Nico Collins, Michigan, WR
Wilton Speight, John O’Korn, Brandon Peters, and Shea Patterson – that’s the laundry list of quarterbacks that Nico Collins has had throwing to him during his time at Michigan. Not exactly a group that inspires you with any sort of confidence.
As a result Collins has never put up any sort of stats that might excite you and nor has he really been given the best chance to show what he can do, which is why I’d say he’s definitely undervalued at the moment.
Standing at 6’4, Nico Collins has the frame to be a quarterback’s top possession target as well as a key red zone threat. He’s got a reliable pair of hands and simply doesn’t drop passes, and isn’t afraid of getting stuck into defenders and getting himself open when pressed at the line of scrimmage.
He’s technically very good and while he lacks that top end burst of speed, you’re going to want him on your team as someone who’ll run over the middle and give you an option for an underneath throw while your speedsters run deeper routes.
Carlos Basham Jr, Wake Forest, EDGE
When people talk about this EDGE class you often hear a number of different names – Kwity Paye, Jaelen Phillips, Joseph Ossai, Azeez Ojulari, Gregory Rousseau and Ronnie Perkins to name just a few.
Very little is being said about Carlos Basham Jr and a large number of mock drafts are completely overlooking him in rounds one and two in favour of those names I’ve listed above as well as a fair few others.
Basham is a bigger defensive end, standing at 6’3 and around 280lbs, so he isn’t going to make the splash highlight reel plays where he just bursts past an offensive lineman – and let’s be honest, you barely see that happen in the NFL due to the quality of the offensive tackles that rushers come up against at the next level.
Basham is more of a power rusher who is stout against the run but who also finds ways to make impact plays in the backfield, having had 33.5 TFLs, 19.5 sacks and 7 forced fumbles in his 31 games at Wake Forest.
I’ve got an early second round grade on him but it wouldn’t surprise me to see him taken late in round one – and if you’re a 4-3 team who needs a guy to contribute on all 3 downs and you draft Basham, you should be very happy indeed.
Osa Odighizuwa, UCLA, DT
There isn’t a lot of talk about this defensive tackle class, other than to generally talk it down given the perceived lack of top level quality beyond Christian Barmore.
However, one player who seems to be going unnoticed by many places is UCLA defensive tackle Osa Odighizuwa.
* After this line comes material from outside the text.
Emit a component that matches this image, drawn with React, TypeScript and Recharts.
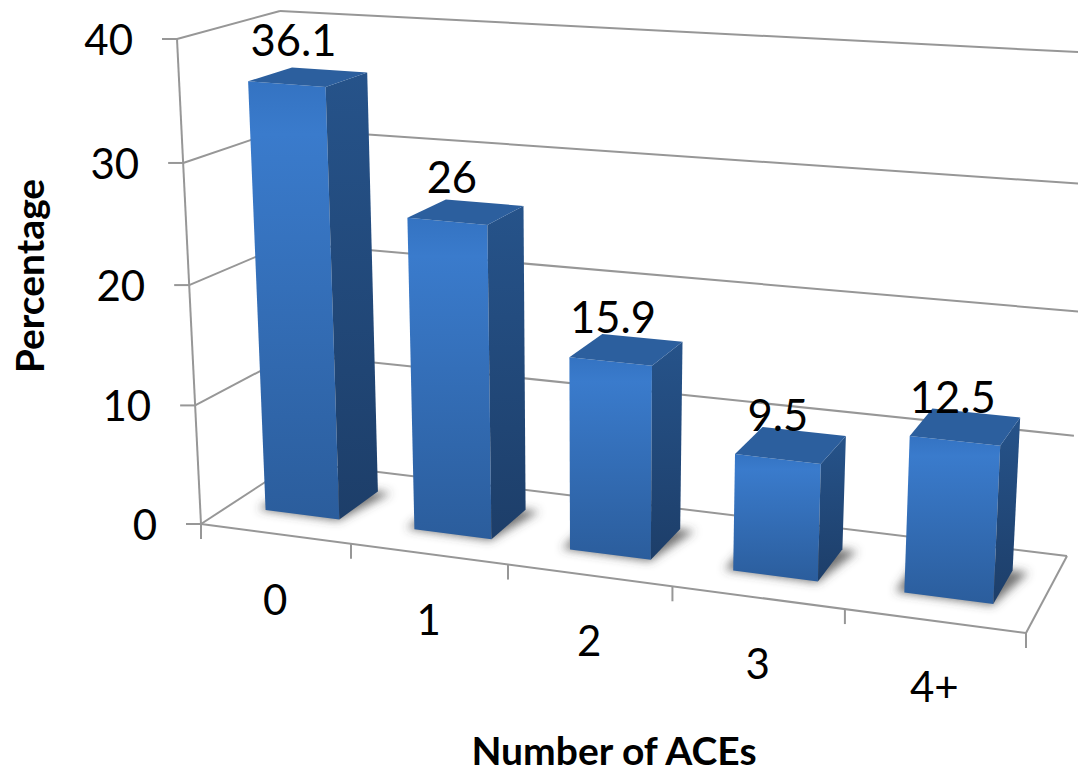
import { BarChart, Bar, XAxis, YAxis, CartesianGrid, LabelList } from 'recharts';

const categories = ['0', '1', '2', '3', '4+'];
const percentages = [36.1, 26, 15.9, 9.5, 12.5];
const valueTicks = [0, 10, 20, 30, 40];

const tableData = categories.map((name, i) => ({ name, value: percentages[i] }));

const WIDTH = 1078;
const HEIGHT = 774;
const MARGIN = 40;
const PLOT_W = WIDTH - MARGIN * 2;
const PLOT_H = HEIGHT - MARGIN * 2;

const FONT = 'Lato, sans-serif';
const GRID = '#979797';

// corners of the 3D box the plot is projected on to
const FLOOR_FL = [201, 524];
const FLOOR_FR = [1026, 633];
const FLOOR_BL = [296, 462];
const FLOOR_BR = [1067, 556];
const TOP_FL = [177, 39];
const TOP_FR = [1050, 102];
const TOP_BL = [280, 11];
const TOP_BR = [1096, 53];

const X_PERSPECTIVE = 1.125;
// height foreshortening grows a little towards the back wall
const Y_PERSPECTIVE_FRONT = 1.03;
const Y_PERSPECTIVE_DEPTH = 0.03;

// depth range of a bar inside the box
const BAR_FRONT = 0.3;
const BAR_BACK = 0.74;

const lerp = (a: number[], b: number[], t: number) => [a[0] + (b[0] - a[0]) * t, a[1] + (b[1] - a[1]) * t];

// u: along categories, v: up the value axis, z: front to back (all 0..1)
const project = (u: number, v: number, z: number) => {
  const uu = u / (u + (1 - u) * X_PERSPECTIVE);
  const vv = v / (v + (1 - v) * (Y_PERSPECTIVE_FRONT + Y_PERSPECTIVE_DEPTH * z));
  const floor = lerp(lerp(FLOOR_FL, FLOOR_FR, uu), lerp(FLOOR_BL, FLOOR_BR, uu), z);
  const top = lerp(lerp(TOP_FL, TOP_FR, uu), lerp(TOP_BL, TOP_BR, uu), z);
  return lerp(floor, top, vv);
};

const toU = (x: number) => (x - MARGIN) / PLOT_W;
const toV = (y: number) => (MARGIN + PLOT_H - y) / PLOT_H;
const pts = (list: number[][]) => list.map((p) => `${p[0].toFixed(1)},${p[1].toFixed(1)}`).join(' ');

const Segment = ({ a, b }: { a: number[]; b: number[] }) => (
  <line x1={a[0]} y1={a[1]} x2={b[0]} y2={b[1]} stroke={GRID} strokeWidth={2} />
);

// each horizontal grid line runs along the left wall and then the back wall
const WallLine = (props: any) => {
  const v = toV(props.y1);
  return (
    <g key={props.key ?? `wall-${props.y1}`}>
      <Segment a={project(0, v, 0)} b={project(0, v, 1)} />
      <Segment a={project(0, v, 1)} b={project(1, v, 1)} />
    </g>
  );
};

const Box3D = (props: any) => {
  const { x, y, width, height } = props;
  const u0 = toU(x);
  const u1 = toU(x + width);
  const v = toV(y);
  const v0 = toV(y + height);
  const f = BAR_FRONT;
  const b = BAR_BACK;
  const shadow = [project(u0 - 0.01, 0, f), project(u1, 0, f - 0.015), project(u1 + 0.018, 0, b), project(u0 - 0.01, 0, b)];
  const front = [project(u0, v, f), project(u1, v, f), project(u1, v0, f), project(u0, v0, f)];
  const side = [project(u1, v, f), project(u1, v, b), project(u1, v0, b), project(u1, v0, f)];
  const top = [project(u0, v, f), project(u0, v, b), project(u1, v, b), project(u1, v, f)];
  return (
    <g>
      <polygon points={pts(shadow)} fill="#444444" fillOpacity={0.75} filter="url(#barShadow)" />
      <polygon points={pts(front)} fill="url(#frontFace)" />
      <polygon points={pts(side)} fill="url(#sideFace)" />
      <polygon points={pts(top)} fill="#2c5f9e" />
    </g>
  );
};

const ValueLabel = (props: any) => {
  const { x, y, width, value } = props;
  const u = toU(x + width / 2);
  const p = project(u, toV(y), BAR_FRONT);
  return (
    <text x={p[0] + 8 - 11 * u} y={p[1] - 28} textAnchor="middle" fontFamily={FONT} fontSize={43.5} fill="#000">
      {value}
    </text>
  );
};

const CategoryTick = (props: any) => {
  const { x, payload, index } = props;
  const u = toU(x);
  const step = 1 / categories.length;
  const anchor = project(u, 0, 0);
  const left = project(u - step / 2, 0, 0);
  const right = project(u + step / 2, 0, 0);
  return (
    <g>
      <Segment a={left} b={[left[0], left[1] + 15]} />
      {index === categories.length - 1 && <Segment a={right} b={[right[0], right[1] + 15]} />}
      <text x={anchor[0]} y={anchor[1] + 65} textAnchor="middle" dominantBaseline="central" fontFamily={FONT} fontSize={42} fill="#000">
        {payload.value}
      </text>
    </g>
  );
};

const ValueTick = (props: any) => {
  const { y, payload } = props;
  const p = project(0, toV(y), 0);
  return (
    <g>
      <Segment a={p} b={[p[0] - 15, p[1]]} />
      <text x={p[0] - 44} y={p[1]} textAnchor="end" dominantBaseline="central" fontFamily={FONT} fontSize={42} fill="#000">
        {payload.value}
      </text>
    </g>
  );
};

export default function App() {
  return (
    <div style={{ position: 'absolute', left: 0, top: 0, width: WIDTH, height: HEIGHT, overflow: 'hidden' }}>
      <BarChart
        width={WIDTH}
        height={HEIGHT}
        data={tableData}
        margin={{ top: MARGIN, right: MARGIN, bottom: MARGIN - 1, left: MARGIN - 1 }}
        barCategoryGap="25%"
      >
        <defs>
          <linearGradient id="frontFace" x1="0" y1="0" x2="0" y2="1">
            <stop offset="0" stopColor="#3473c2" />
            <stop offset="0.12" stopColor="#3a7bcc" />
            <stop offset="1" stopColor="#2b5d9c" />
          </linearGradient>
          <linearGradient id="sideFace" x1="0" y1="0" x2="0" y2="1">
            <stop offset="0" stopColor="#26538a" />
            <stop offset="1" stopColor="#1d3e69" />
          </linearGradient>
          <filter id="barShadow" x="-30%" y="-30%" width="160%" height="160%">
            <feGaussianBlur stdDeviation="5" />
          </filter>
        </defs>
        <CartesianGrid vertical={false} horizontal={WallLine} />
        <XAxis dataKey="name" height={1} axisLine={false} tickLine={false} interval={0} tick={CategoryTick} />
        <YAxis domain={[0, 40]} ticks={valueTicks} width={1} axisLine={false} tickLine={false} interval={0} tick={ValueTick} />
        {/* outer frame of the box */}
        <Segment a={project(0, 0, 0)} b={project(0, 1, 0)} />
        <Segment a={project(0, 0, 0)} b={project(1, 0, 0)} />
        <Segment a={project(1, 0, 0)} b={project(1, 0, 1)} />
        <Bar dataKey="value" shape={Box3D} isAnimationActive={false}>
          <LabelList dataKey="value" content={ValueLabel} />
        </Bar>
        <text x={29} y={276} transform="rotate(-90 29 276)" textAnchor="middle" dominantBaseline="central" fontFamily={FONT} fontWeight={700} fontSize={39} fill="#000">
          Percentage
        </text>
        <text x={614} y={765} textAnchor="middle" fontFamily={FONT} fontWeight={700} fontSize={39} fill="#000">
          Number of ACEs
        </text>
      </BarChart>
    </div>
  );
}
He’s actually a very similar size and stature to the guy we’ve just been talking about – Carlos Basham – standing at 6’2 and around 280lbs, and for someone who has spent much of his time on the interior of the defensive line is therefore generally perceived to be undersized.
That may well be true – he’s not going to be a three down starter at defensive tackle at 280lbs.
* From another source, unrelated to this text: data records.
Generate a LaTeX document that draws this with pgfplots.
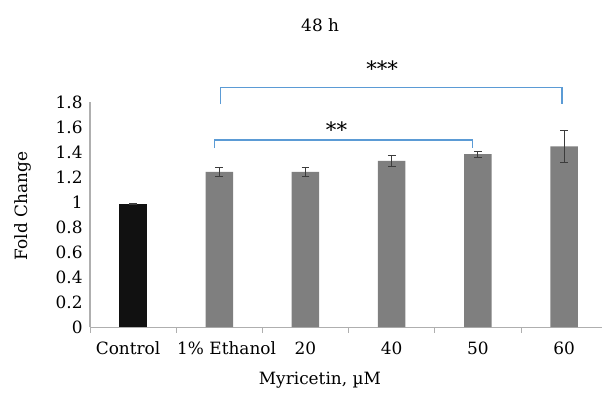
\documentclass[border=0pt]{standalone}
\usepackage{pgfplots}
\pgfplotsset{compat=1.18}
\usepackage{fontspec}
\setmainfont{DejaVu Serif}
\definecolor{barblack}{RGB}{17,17,17}
\definecolor{bargray}{RGB}{127,127,127}
\definecolor{axgray}{RGB}{175,175,175}
\definecolor{errgray}{RGB}{60,60,60}
\definecolor{brblue}{RGB}{91,155,213}
\begin{document}
\fontsize{11.5}{13.8}\selectfont
\begin{tikzpicture}
\path[use as bounding box] (-61.2pt,-47.6pt) rectangle (348.2pt,222.4pt);
\begin{axis}[
  at={(0,0)}, anchor=south west,
  scale only axis, width=348.2pt, height=153pt,
  xmin=-0.5, xmax=5.44, ymin=0, ymax=1.8,
  ybar, bar width=18.7pt,
  axis x line*=bottom, axis y line*=left,
  axis line style={axgray, line width=0.7pt},
  xtick={0,...,5},
  xticklabels={\hspace*{-6.8pt}Control, \hspace*{10pt}1\% Ethanol, 20, 40, 50, 60},
  minor xtick={-0.5,0.5,...,4.5},
  ytick={0,0.2,...,1.8},
  major tick length=0pt, minor tick length=4pt,
  tick align=outside,
  every minor tick/.style={axgray, line width=0.6pt},
  /pgf/number format/assume math mode=true,
  yticklabel style={xshift=-1pt},
  xticklabel style={yshift=-6pt},
  ylabel={Fold Change},
  ylabel style={at={(axis description cs:-0.131,0.538)}, anchor=center},
  xlabel={Myricetin, µM},
  xlabel style={at={(axis description cs:0.449,-0.236)}, anchor=center},
  clip=false,
  error bars/error bar style={errgray, line width=0.7pt},
  error bars/error mark options={errgray, rotate=90, mark size=2.6pt, line width=0.7pt},
]
\addplot[fill=barblack, draw=none, bar shift=0pt,
  error bars/.cd, y dir=both, y explicit]
  coordinates {(0,0.984) +- (0,0.006)};
\addplot[fill=bargray, draw=none, bar shift=0pt,
  error bars/.cd, y dir=both, y explicit]
  coordinates {
    (1,1.242) +- (0,0.036)
    (2,1.242) +- (0,0.037)
    (3,1.330) +- (0,0.045)
    (4,1.384) +- (0,0.024)
    (5,1.445) +- (0,0.127)
  };
\draw[brblue, line width=0.8pt] (axis cs:0.94,1.432) -- (axis cs:0.94,1.496) -- (axis cs:3.94,1.496) -- (axis cs:3.94,1.432);
\draw[brblue, line width=0.8pt] (axis cs:1.016,1.784) -- (axis cs:1.016,1.918) -- (axis cs:4.975,1.918) -- (axis cs:4.975,1.784);
\node[font=\Large] at (axis cs:2.36,1.58) {**};
\node[font=\Large] at (axis cs:2.89,2.07) {***};
\node at (axis cs:2.17,2.416) {48 h};
\end{axis}
\end{tikzpicture}
\end{document}
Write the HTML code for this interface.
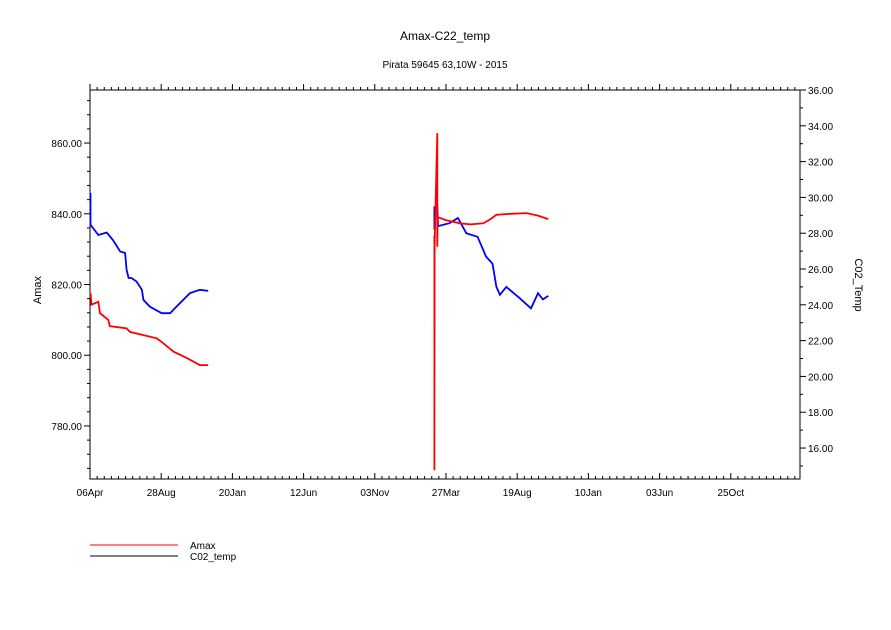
<!DOCTYPE html>
<html><head><meta charset="utf-8"><style>
html,body{margin:0;padding:0;background:#fff;}
svg{display:block;font-family:"Liberation Sans",sans-serif;}
</style></head><body>
<svg id="chart" width="891" height="630">
<text x="445" y="40" text-anchor="middle" font-size="12">Amax-C22_temp</text>
<text x="445" y="68" text-anchor="middle" font-size="10">Pirata 59645 63,10W - 2015</text>
<g id="axes"></g>
<g id="series"></g>
<text transform="translate(41,290) rotate(-90)" text-anchor="middle" font-size="11">Amax</text>
<text transform="translate(855,285) rotate(90)" text-anchor="middle" font-size="11">C02_Temp</text>
<g>
<line x1="90" y1="545" x2="178" y2="545" stroke="#f00"/>
<text x="190" y="549" font-size="10">Amax</text>
<line x1="90" y1="556" x2="178" y2="556" stroke="#000"/>
<text x="190" y="560" font-size="10">C02_temp</text>
</g>
</svg>
<script>
const xTickLabels=["06Apr","28Aug","20Jan","12Jun","03Nov","27Mar","19Aug","10Jan","03Jun","25Oct"];
const leftTicks=[780,800,820,840,860];
const rightTicks=[16,18,20,22,24,26,28,30,32,34,36];
const amaxDays1=[1,3,17,20,37,40,74,81,108,135,148,169,196,222,239];
const amaxVals1=[817.6,814.3,815.1,811.9,810,808.2,807.6,806.6,805.7,804.8,803.4,801,799.2,797.2,797.2];
const amaxDays2=[696.5,696.5,697,702.5,702.5,703,708,720,748,770,795.5,810,822,850,883,905,927];
const amaxVals2=[834,767.5,831,862.8,830.7,839,838.8,838.2,837.3,837,837.3,838.5,839.7,840,840.2,839.5,838.5];
const co2Days1=[1,1,17,34,47,61,71,74,78,84,94,105,108,121,145,162,175,202,222,239];
const co2Vals1=[30.24,28.47,27.9,28.04,27.6,26.98,26.9,25.95,25.5,25.5,25.3,24.84,24.28,23.9,23.53,23.53,23.9,24.65,24.84,24.78];
const co2Days2=[696.5,696.5,701,704,727,744,761,784,801,814,822,829,842,869,892,906,916,927];
const co2Vals2=[29.5,28.2,30.4,28.4,28.56,28.85,28.0,27.8,26.7,26.3,25.0,24.56,25.0,24.37,23.8,24.65,24.3,24.5];

const L=90,R=800,T=90,B=479;
const dayMax=1436;
const xS=d=>L+d/dayMax*(R-L);
const yL=v=>B-(v-765)/(875-765)*(B-T);
const yR=v=>B-(v-14.27)/(36-14.27)*(B-T);
const NS="http://www.w3.org/2000/svg";
function mk(tag,attrs,parent){const e=document.createElementNS(NS,tag);for(const k in attrs)e.setAttribute(k,attrs[k]);parent.appendChild(e);return e;}
const ax=document.getElementById('axes');
const frame=mk('rect',{x:L,y:T,width:R-L,height:B-T,fill:'none',stroke:'#000','stroke-width':1},ax);


// x ticks
for(let i=0;i*14.4<=dayMax;i++){
  const x=xS(i*14.4);const major=i%10===0;const len=major?6:3;
  const t1=mk('line',{x1:x,y1:B,x2:x,y2:B-len,stroke:'#000'},ax);
  
  
  const t2=mk('line',{x1:x,y1:T,x2:x,y2:T-len,stroke:'#000'},ax);
  
  
}
xTickLabels.forEach((s,i)=>{
  const t=mk('text',{x:xS(i*144),y:B+17,'text-anchor':'middle','font-size':10},ax);t.textContent=s;
  
  
});
// left ticks
for(let v=768;v<=875;v+=4){
  const major=(v%20===0);const y=yL(v);
  const t=mk('line',{x1:L,y1:y,x2:L-(major?6:3),y2:y,stroke:'#000'},ax);
  
  
}
leftTicks.forEach(v=>{
  const t=mk('text',{x:L-8,y:yL(v)+4,'text-anchor':'end','font-size':10},ax);t.textContent=v.toFixed(2);
  
  
});
// right ticks
for(let v=15;v<=36;v+=1){
  const major=(v%2===0);const y=yR(v);
  const t=mk('line',{x1:R,y1:y,x2:R+(major?6:3),y2:y,stroke:'#000'},ax);
  
  
}
rightTicks.forEach(v=>{
  const t=mk('text',{x:R+8,y:yR(v)+4,'text-anchor':'start','font-size':10},ax);t.textContent=v.toFixed(2);
  
  
});
const sg=document.getElementById('series');
function line(days,vals,ys,color,name){
  const pts=days.map((d,i)=>xS(d).toFixed(1)+','+ys(vals[i]).toFixed(1)).join(' ');
  const p=mk('polyline',{points:pts,fill:'none',stroke:color,'stroke-width':1.8},sg);
  
  
}
line(co2Days1,co2Vals1,yR,'#00f','co2-temp-line-1');
line(co2Days2,co2Vals2,yR,'#00f','co2-temp-line-2');
line(amaxDays1,amaxVals1,yL,'#f00','amax-line-1');
line(amaxDays2,amaxVals2,yL,'#f00','amax-line-2');
</script>
</body></html>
But if I’m looking for someone to come in and play inside on sub-packages as a rookie as well as being a player I could look to develop into a guy who can play on the end of the line on early downs – think Justin Tuck – then Osa would be the one I’m targeting from round three onwards.
Keith Taylor, Washington, CB
Given the depth in this cornerback class it can hardly be a surprise that there simply isn’t enough airtime to go round for everyone at the position to get the coverage they perhaps deserve.
And then when your college teammate is garnering a lot of buzz, as Elijah Molden is doing, it is even more difficult for someone like Keith Taylor to get himself noticed.
Taylor is a long, tall corner, standing at a little over 6’2 and he’s well versed in using the full extent of his frame to his advantage when it comes to playing coverage.
He’s also a very sure tackler when he needs to get involved in the run game and isn’t afraid to be physical at the line of scrimmage either.
Taylor strikes me as someone who could be a very solid player in a defense that plays a lot of cover-2 or cover-3 and if I’m running that sort of a scheme, Taylor would be someone I’d be thinking about late on day two, and certainly early on day three, of draft weekend.